Based on Ruth Cowen’s book of the same name, James Graham’s lively play for the National Youth Theatre charts the life of Alexis Soyer, arguably Britain’s first celebrity chef.
Fleeing to London following the French revolution, the young Alexis, gifted but also determined and hard-working, rises rapidly to become head chef at the newly opened Reform Club. But his success soon goes to his head. The word genius is bandied about and he believes it. He makes the error of thinking that he is indispensible, that the success of the Reform is down to him alone, and takes to berating club members who dare to request a little more pepper on their lamb.
The story is ripe with modern parallels and Graham’s playful if episodic script makes much of them. There are references to Masterchef and a more general commentary on contemporary celebrity. The play also includes irreverent portraits of Queen Victoria, Mary Seacole, Madame Tussaud and Florence Nightingale, the latter of whom is depicted as an utter egoist, a foul-tongued rump-slapper with little regard for the men under her care.
A lot of care has clearly gone into the look of Paul Roseby’s production. The two-level set successfully conveys the world of the kitchens below and the club above, with a little lift to show transition between the two. Though Soyer wears period costume, everyone else wears chefs’ whites, and the majority of props and costumes have been fashioned out of kitchen utensils. Queen Victoria’s skirts are a clinking carapace of whisks and ladles while Soyer’s prima ballerina lover wears a tutu emblazoned with washing up gloves. When the action shifts to the Crimea, one unfortunate soldier oozes innards in the form of a string of sausages.
James Walker is suitably charismatic as Soyer but the production is hampered by its sizeable cast. There are forty performers in all and while there are some scenes that benefit from this, more often than not the sheer volume of bodies makes for a cluttered, messy production. There is little room for connection between characters and the production takes a while to find its feet, the early scenes clogged and noisy. There are also more practical problems with vocal projection; some cast members are better at it than others and several lines of dialogue get swallowed up by the high-ceilinged space.
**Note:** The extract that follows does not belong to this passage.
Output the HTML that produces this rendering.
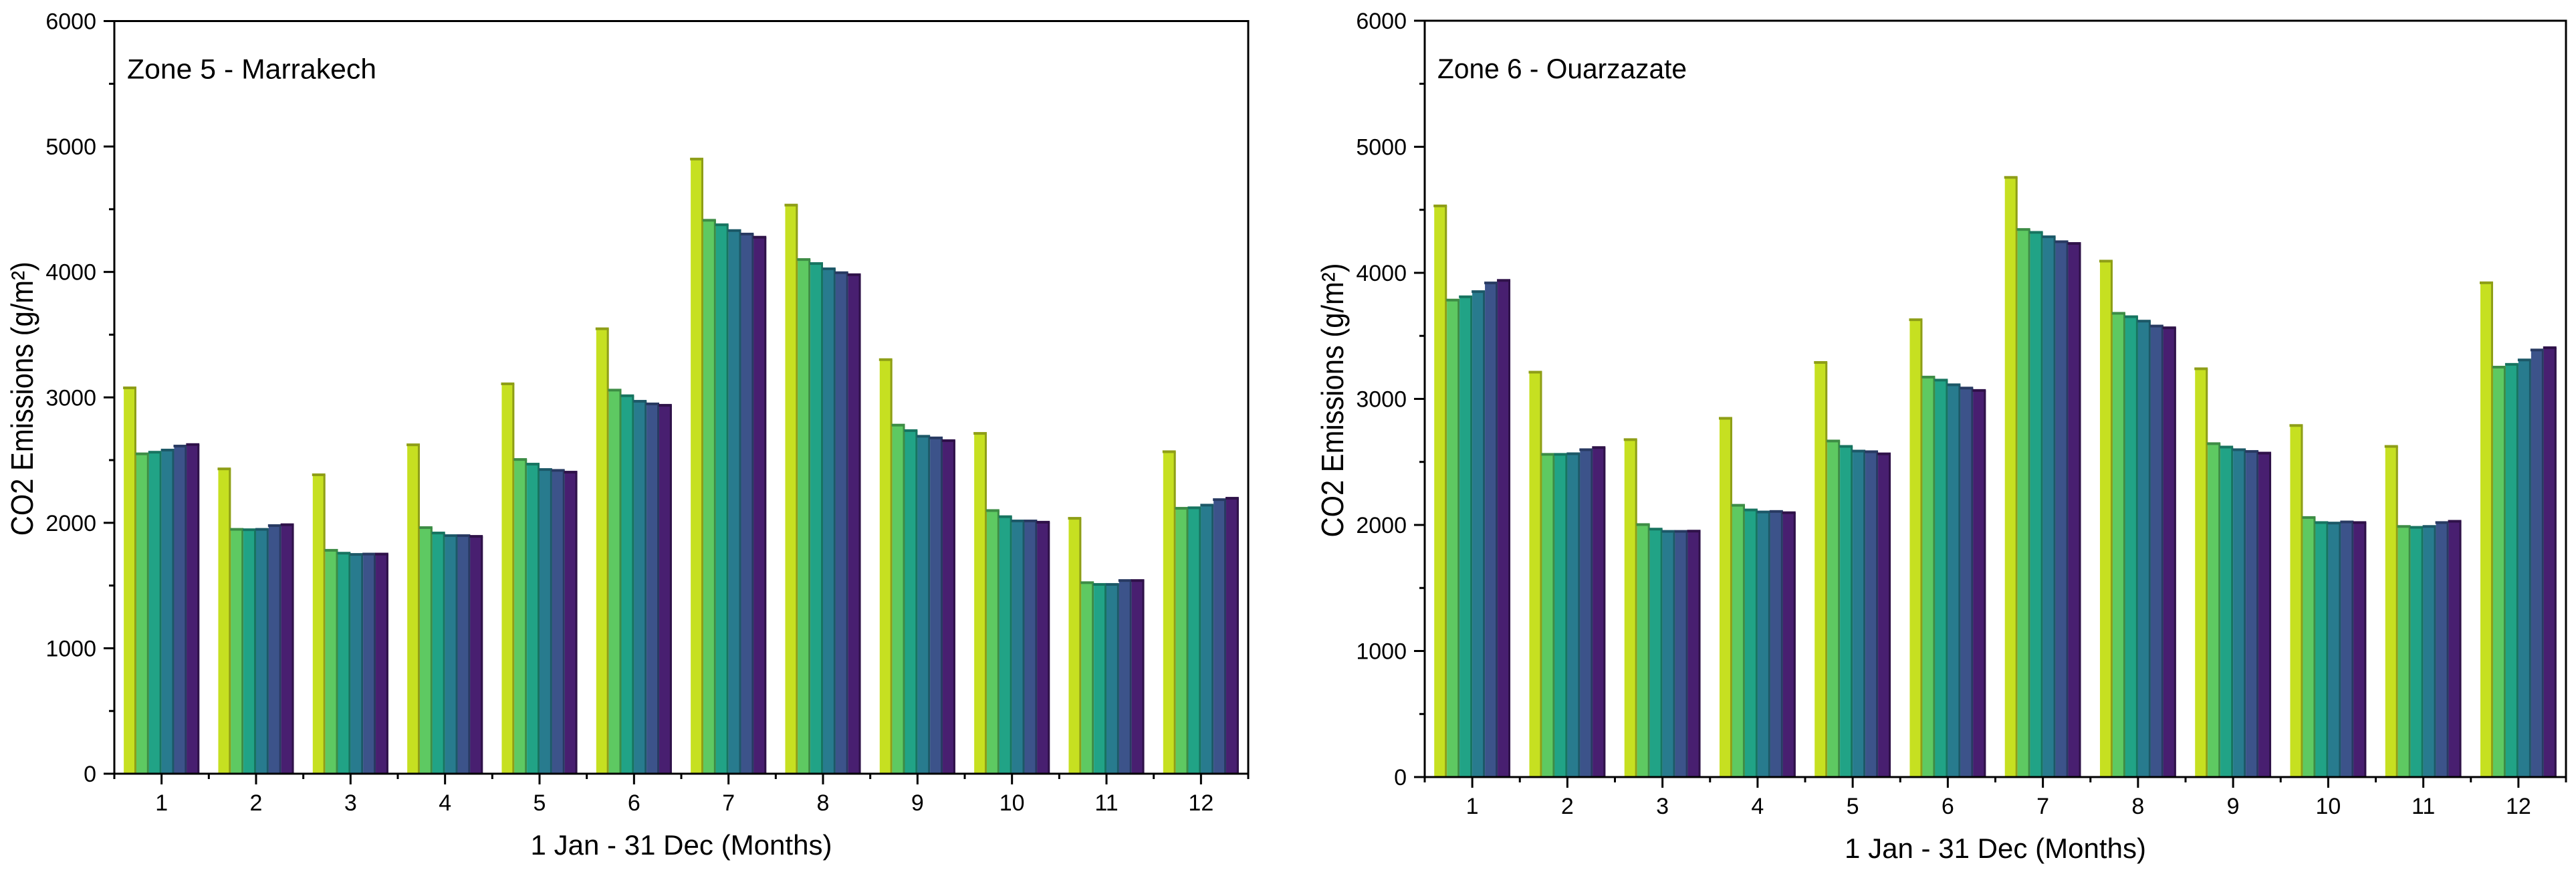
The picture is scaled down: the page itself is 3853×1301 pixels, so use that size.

Things tighten up considerably in the second half; the narrative grip of Soyer’s story is allowed to take hold and there is genuine poignancy in the later scenes. The large ensemble cast is used more judiciously and there is space for some strong individual acting from both Walker and Hanna Morrish as his ill-fated wife, Emma. To use one of the food metaphors so prevalent in the play: it's a rich dish, one with rather too much going on but with a clarity of flavour that comes through in the end.